* Problem to work on: Return, without pictures, the lines from the start of the data through the one that contains "22.75, 21.19, 23.4, 23.8, 25.6, 27.95, 25.15]".
** start **
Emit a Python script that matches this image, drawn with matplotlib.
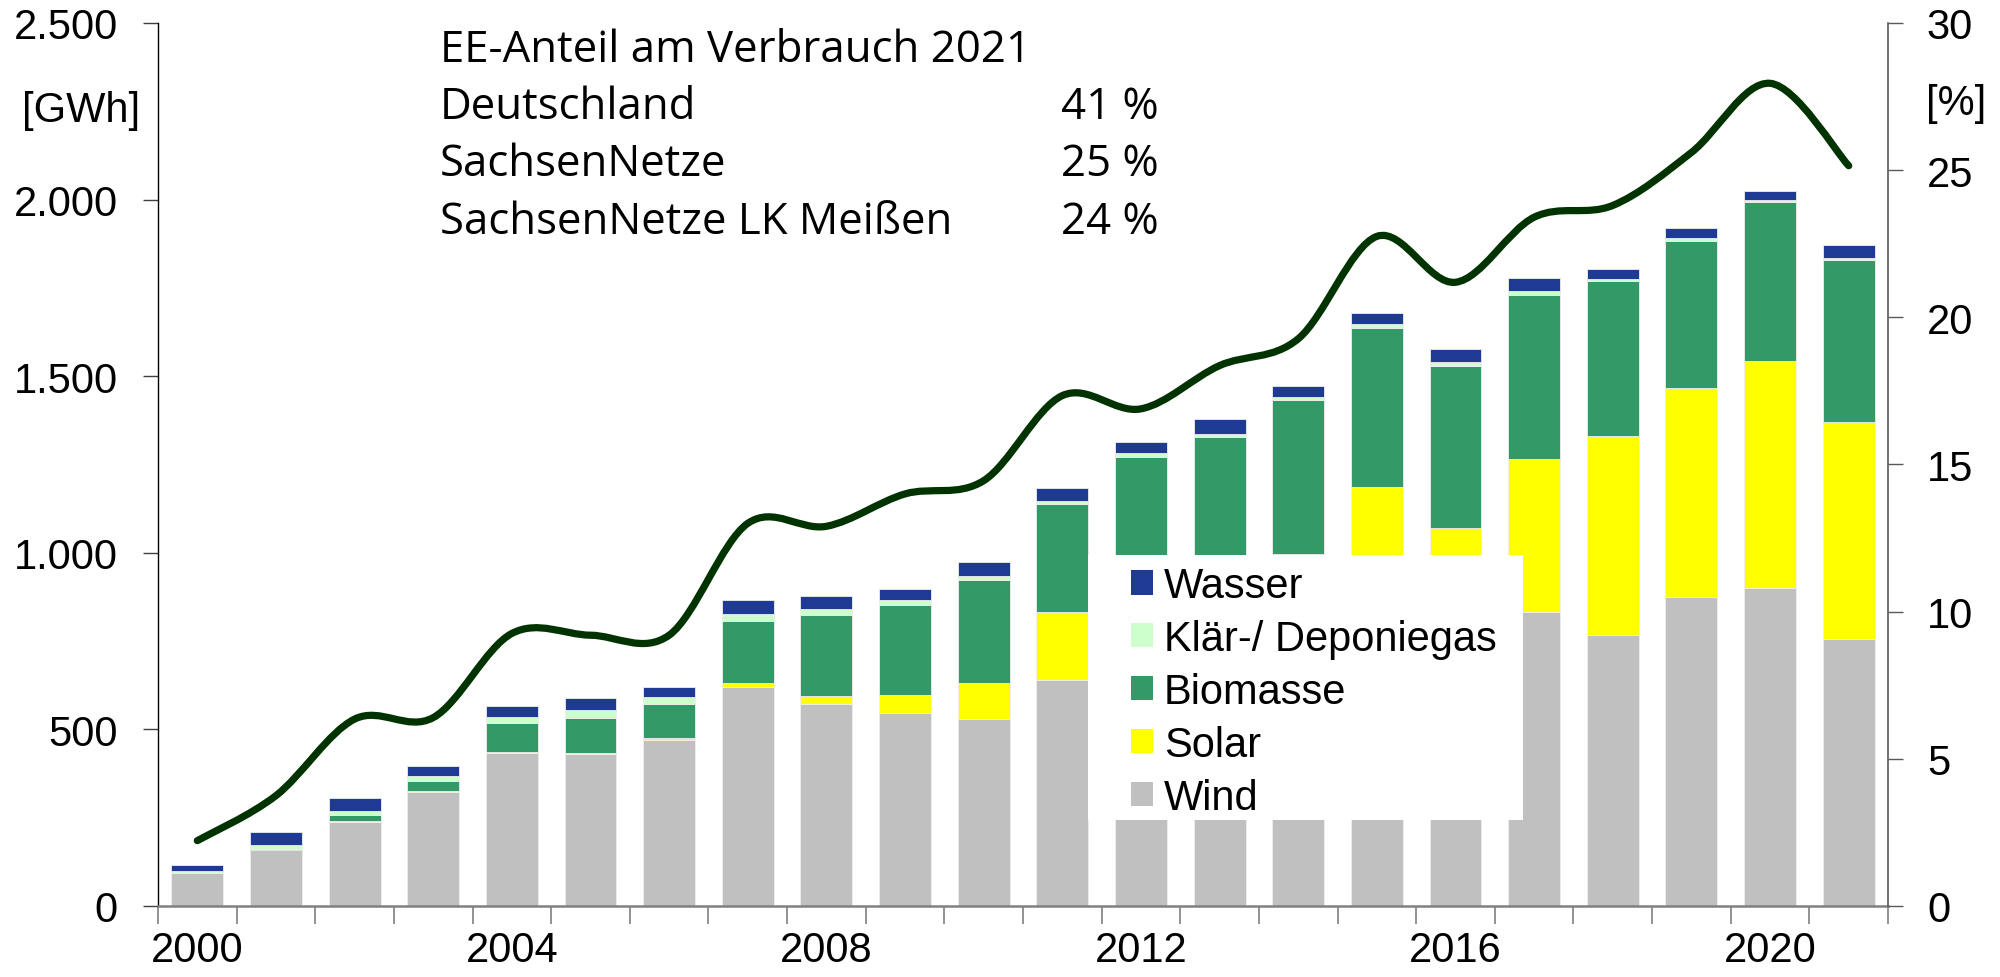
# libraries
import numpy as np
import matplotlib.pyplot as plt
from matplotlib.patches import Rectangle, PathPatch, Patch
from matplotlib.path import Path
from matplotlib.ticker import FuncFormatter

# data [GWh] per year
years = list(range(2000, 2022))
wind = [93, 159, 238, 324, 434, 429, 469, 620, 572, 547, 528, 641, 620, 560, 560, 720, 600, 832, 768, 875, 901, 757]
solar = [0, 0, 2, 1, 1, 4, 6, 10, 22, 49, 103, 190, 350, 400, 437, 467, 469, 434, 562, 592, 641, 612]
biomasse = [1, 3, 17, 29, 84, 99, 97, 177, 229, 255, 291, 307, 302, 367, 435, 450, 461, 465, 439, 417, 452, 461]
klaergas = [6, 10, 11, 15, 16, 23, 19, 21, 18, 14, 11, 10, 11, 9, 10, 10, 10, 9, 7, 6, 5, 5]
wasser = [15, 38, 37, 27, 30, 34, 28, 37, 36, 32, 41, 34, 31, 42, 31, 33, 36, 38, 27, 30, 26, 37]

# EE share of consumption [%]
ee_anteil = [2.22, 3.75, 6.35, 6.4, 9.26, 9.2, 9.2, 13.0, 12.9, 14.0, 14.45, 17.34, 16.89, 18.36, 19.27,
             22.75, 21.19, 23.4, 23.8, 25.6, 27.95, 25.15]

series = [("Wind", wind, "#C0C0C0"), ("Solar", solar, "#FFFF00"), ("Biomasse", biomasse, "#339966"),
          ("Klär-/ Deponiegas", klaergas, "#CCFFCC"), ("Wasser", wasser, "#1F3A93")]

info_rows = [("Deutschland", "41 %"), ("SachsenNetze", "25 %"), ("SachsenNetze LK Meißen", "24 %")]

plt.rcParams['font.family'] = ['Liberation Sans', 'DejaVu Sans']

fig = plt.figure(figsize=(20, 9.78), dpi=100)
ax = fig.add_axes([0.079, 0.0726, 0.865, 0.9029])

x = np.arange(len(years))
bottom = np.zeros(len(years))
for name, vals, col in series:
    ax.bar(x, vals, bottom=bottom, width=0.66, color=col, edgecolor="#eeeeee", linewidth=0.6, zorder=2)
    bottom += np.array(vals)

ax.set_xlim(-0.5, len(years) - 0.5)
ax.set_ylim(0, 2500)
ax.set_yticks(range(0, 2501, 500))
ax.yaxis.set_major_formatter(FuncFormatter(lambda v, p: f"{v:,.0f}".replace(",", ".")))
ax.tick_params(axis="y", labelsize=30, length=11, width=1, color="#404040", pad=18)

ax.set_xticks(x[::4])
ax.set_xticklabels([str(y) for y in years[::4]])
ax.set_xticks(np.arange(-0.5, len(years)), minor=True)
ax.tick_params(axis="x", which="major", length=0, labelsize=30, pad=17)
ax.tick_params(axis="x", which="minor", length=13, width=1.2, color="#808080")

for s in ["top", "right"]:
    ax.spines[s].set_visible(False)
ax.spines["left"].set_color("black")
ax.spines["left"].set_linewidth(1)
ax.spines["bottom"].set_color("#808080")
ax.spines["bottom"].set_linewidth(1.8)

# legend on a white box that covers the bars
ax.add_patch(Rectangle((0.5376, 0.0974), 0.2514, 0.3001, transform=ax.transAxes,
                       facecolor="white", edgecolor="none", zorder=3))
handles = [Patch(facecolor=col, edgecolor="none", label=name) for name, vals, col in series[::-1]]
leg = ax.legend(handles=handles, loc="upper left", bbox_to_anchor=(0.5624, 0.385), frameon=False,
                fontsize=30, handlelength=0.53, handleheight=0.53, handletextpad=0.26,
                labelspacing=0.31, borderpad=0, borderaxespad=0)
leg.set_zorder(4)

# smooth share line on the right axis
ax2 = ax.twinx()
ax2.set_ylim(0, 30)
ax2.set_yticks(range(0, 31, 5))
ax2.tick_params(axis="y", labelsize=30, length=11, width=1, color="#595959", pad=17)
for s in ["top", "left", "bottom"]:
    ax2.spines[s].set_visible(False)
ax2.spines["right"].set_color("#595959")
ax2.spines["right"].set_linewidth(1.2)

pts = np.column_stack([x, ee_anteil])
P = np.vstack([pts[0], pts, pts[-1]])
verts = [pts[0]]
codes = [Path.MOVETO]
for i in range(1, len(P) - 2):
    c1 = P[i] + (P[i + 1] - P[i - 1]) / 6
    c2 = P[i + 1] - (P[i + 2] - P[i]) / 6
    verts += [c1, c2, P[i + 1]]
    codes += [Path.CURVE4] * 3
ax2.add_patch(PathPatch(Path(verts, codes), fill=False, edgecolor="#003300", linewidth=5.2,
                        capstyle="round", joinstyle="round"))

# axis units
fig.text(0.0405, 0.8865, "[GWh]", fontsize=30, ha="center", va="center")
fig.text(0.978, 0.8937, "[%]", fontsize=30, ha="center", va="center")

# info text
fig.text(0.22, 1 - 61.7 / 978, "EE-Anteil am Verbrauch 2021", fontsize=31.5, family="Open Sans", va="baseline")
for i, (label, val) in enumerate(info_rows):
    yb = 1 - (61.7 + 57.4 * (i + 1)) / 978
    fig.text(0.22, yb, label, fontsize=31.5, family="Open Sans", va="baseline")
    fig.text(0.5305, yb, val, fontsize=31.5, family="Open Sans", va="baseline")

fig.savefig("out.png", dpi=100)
** end **
* Solved problem:
Emit a Python script that matches this image, drawn with matplotlib.
# libraries
import numpy as np
import matplotlib.pyplot as plt
from matplotlib.patches import Rectangle, PathPatch, Patch
from matplotlib.path import Path
from matplotlib.ticker import FuncFormatter

# data [GWh] per year
years = list(range(2000, 2022))
wind = [93, 159, 238, 324, 434, 429, 469, 620, 572, 547, 528, 641, 620, 560, 560, 720, 600, 832, 768, 875, 901, 757]
solar = [0, 0, 2, 1, 1, 4, 6, 10, 22, 49, 103, 190, 350, 400, 437, 467, 469, 434, 562, 592, 641, 612]
biomasse = [1, 3, 17, 29, 84, 99, 97, 177, 229, 255, 291, 307, 302, 367, 435, 450, 461, 465, 439, 417, 452, 461]
klaergas = [6, 10, 11, 15, 16, 23, 19, 21, 18, 14, 11, 10, 11, 9, 10, 10, 10, 9, 7, 6, 5, 5]
wasser = [15, 38, 37, 27, 30, 34, 28, 37, 36, 32, 41, 34, 31, 42, 31, 33, 36, 38, 27, 30, 26, 37]

# EE share of consumption [%]
ee_anteil = [2.22, 3.75, 6.35, 6.4, 9.26, 9.2, 9.2, 13.0, 12.9, 14.0, 14.45, 17.34, 16.89, 18.36, 19.27,
             22.75, 21.19, 23.4, 23.8, 25.6, 27.95, 25.15]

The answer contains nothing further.